From the entries that follow, gather each line holding the word "page".

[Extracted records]
══════════

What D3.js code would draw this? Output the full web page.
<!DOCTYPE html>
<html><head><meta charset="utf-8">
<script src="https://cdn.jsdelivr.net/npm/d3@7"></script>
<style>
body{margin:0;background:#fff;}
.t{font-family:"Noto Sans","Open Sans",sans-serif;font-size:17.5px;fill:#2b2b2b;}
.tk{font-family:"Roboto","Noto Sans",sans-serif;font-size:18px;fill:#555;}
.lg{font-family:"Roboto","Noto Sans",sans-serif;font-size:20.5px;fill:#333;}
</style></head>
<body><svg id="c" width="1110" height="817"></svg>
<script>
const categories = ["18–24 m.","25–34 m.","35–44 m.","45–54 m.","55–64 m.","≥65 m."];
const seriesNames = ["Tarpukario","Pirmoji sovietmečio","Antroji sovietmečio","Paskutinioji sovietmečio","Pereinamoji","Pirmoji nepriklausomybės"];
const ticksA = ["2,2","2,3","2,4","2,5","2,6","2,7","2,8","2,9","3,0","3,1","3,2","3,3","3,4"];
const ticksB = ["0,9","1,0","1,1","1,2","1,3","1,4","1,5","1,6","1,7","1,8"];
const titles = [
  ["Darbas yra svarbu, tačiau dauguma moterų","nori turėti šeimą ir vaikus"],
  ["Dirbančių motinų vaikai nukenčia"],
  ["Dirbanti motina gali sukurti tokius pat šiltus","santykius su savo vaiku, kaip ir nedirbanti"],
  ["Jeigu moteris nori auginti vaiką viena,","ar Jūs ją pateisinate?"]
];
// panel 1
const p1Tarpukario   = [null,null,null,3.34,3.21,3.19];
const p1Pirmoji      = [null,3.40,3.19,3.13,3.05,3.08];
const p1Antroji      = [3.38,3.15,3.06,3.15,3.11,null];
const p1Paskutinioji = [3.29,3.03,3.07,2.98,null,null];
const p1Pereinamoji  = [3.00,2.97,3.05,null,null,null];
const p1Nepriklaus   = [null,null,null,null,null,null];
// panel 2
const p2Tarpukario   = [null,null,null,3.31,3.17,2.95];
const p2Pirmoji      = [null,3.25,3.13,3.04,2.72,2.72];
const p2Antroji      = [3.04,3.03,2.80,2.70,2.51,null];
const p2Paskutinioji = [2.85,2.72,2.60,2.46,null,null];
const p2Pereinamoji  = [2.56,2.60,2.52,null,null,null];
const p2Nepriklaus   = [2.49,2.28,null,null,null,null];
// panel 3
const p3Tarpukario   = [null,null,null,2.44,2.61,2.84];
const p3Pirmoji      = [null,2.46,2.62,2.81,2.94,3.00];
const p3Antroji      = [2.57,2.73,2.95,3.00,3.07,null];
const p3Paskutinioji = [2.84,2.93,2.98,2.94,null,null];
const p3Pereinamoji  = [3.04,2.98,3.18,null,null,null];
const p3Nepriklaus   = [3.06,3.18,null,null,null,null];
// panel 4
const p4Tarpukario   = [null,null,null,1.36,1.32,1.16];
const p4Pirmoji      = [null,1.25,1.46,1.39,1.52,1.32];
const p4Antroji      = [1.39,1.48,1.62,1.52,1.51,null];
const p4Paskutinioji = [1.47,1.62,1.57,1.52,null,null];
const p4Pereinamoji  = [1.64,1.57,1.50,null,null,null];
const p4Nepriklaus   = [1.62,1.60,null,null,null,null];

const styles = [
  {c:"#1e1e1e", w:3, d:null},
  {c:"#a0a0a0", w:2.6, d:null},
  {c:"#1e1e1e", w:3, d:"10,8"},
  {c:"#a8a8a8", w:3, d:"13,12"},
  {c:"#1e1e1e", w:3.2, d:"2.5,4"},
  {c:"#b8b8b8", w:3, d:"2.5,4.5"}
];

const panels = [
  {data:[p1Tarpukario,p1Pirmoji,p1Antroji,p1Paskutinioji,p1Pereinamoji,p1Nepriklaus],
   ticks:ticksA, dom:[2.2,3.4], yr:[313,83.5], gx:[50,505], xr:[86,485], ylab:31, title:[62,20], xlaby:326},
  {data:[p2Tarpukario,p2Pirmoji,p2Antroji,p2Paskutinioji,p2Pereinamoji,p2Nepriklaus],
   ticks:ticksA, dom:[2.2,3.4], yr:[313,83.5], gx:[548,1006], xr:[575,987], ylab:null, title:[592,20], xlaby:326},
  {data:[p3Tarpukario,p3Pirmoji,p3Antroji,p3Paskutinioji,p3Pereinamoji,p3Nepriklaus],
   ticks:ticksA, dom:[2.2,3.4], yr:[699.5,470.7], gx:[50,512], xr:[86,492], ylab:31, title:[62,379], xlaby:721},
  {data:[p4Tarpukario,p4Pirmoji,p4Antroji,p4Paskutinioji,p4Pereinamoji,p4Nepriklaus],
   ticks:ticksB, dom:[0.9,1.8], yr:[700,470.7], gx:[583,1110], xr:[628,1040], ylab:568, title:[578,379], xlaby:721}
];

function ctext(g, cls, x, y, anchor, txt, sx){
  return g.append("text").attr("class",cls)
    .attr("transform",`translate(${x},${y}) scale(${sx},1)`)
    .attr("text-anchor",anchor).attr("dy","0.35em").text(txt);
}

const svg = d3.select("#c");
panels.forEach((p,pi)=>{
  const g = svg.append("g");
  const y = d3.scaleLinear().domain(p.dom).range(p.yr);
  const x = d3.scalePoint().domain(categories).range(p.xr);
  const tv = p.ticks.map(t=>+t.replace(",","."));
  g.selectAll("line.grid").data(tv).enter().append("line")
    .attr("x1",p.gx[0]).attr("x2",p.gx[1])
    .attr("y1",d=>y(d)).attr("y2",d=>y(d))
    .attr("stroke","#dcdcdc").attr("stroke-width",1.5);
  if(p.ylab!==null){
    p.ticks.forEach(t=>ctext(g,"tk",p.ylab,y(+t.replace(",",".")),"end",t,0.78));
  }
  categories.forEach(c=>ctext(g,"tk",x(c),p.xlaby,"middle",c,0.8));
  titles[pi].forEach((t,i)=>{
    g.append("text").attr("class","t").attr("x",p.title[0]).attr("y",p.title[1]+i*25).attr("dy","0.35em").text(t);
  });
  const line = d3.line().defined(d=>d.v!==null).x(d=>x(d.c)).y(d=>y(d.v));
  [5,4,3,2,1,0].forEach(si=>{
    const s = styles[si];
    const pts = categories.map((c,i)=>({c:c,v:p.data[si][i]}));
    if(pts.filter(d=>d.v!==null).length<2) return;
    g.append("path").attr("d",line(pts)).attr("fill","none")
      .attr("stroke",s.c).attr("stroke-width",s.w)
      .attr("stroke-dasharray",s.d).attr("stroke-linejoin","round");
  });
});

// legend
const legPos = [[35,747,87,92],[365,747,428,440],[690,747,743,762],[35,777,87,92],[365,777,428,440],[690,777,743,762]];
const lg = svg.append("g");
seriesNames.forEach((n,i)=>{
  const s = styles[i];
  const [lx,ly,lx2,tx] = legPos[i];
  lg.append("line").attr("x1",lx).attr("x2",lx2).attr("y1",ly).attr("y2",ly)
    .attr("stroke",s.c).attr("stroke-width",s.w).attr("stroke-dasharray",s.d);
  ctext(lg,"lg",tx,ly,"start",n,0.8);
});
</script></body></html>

══════════

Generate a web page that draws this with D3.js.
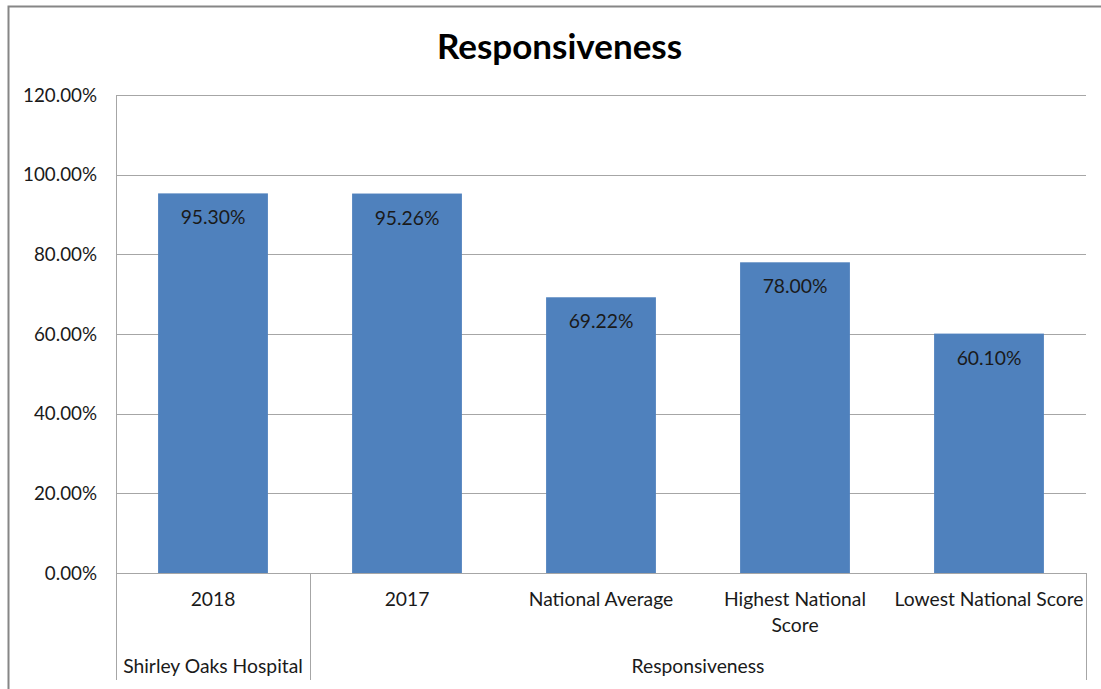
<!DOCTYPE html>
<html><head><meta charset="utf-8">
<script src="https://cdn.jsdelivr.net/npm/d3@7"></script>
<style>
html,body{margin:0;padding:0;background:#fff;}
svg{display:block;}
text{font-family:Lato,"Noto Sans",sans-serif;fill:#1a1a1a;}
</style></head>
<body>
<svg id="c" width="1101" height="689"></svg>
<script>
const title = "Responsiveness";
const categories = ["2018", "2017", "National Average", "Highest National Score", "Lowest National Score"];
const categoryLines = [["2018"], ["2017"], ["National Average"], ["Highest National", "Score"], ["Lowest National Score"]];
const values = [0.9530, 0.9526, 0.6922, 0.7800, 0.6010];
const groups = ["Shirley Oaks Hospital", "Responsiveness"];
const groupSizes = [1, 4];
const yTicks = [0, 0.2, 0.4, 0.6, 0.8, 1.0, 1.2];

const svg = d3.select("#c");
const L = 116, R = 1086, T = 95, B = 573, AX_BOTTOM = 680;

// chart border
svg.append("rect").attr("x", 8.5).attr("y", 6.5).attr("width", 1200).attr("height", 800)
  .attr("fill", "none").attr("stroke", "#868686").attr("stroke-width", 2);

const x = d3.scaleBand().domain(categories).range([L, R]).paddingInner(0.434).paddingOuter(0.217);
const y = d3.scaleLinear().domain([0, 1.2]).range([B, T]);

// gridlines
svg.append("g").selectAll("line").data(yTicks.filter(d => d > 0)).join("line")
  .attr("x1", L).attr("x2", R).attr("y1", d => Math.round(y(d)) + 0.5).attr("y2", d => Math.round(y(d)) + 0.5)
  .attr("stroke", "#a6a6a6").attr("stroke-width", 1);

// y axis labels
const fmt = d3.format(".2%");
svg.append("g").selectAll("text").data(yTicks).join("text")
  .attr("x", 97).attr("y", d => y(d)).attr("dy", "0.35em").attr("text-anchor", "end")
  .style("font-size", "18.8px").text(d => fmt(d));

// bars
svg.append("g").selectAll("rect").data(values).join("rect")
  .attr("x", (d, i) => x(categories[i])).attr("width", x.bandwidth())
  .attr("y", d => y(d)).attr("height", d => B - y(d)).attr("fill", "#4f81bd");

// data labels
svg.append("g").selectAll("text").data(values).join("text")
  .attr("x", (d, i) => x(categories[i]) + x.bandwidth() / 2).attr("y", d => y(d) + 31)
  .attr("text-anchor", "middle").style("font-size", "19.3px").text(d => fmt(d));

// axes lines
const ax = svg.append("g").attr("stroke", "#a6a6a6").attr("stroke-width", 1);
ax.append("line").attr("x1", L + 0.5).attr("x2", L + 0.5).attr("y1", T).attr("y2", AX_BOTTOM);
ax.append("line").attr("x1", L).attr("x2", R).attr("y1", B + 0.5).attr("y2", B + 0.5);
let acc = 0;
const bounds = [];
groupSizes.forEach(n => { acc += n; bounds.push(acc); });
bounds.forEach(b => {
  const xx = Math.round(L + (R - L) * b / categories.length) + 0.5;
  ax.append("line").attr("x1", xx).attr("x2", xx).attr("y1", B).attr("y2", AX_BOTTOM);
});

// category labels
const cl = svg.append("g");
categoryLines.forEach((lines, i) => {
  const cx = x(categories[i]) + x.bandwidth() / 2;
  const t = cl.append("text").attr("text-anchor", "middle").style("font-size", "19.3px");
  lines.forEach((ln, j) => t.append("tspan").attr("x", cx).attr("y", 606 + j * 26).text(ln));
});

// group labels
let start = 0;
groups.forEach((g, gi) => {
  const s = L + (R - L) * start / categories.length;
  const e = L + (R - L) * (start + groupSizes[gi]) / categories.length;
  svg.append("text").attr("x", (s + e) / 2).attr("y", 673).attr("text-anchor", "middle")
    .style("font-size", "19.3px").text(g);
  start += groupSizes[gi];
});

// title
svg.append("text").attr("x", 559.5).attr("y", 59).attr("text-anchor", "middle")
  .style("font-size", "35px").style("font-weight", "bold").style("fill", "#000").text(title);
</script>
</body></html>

══════════

● **Completed exercise**:
What D3.js code would draw this? Output the full web page.
Generate a web page that draws this with D3.js.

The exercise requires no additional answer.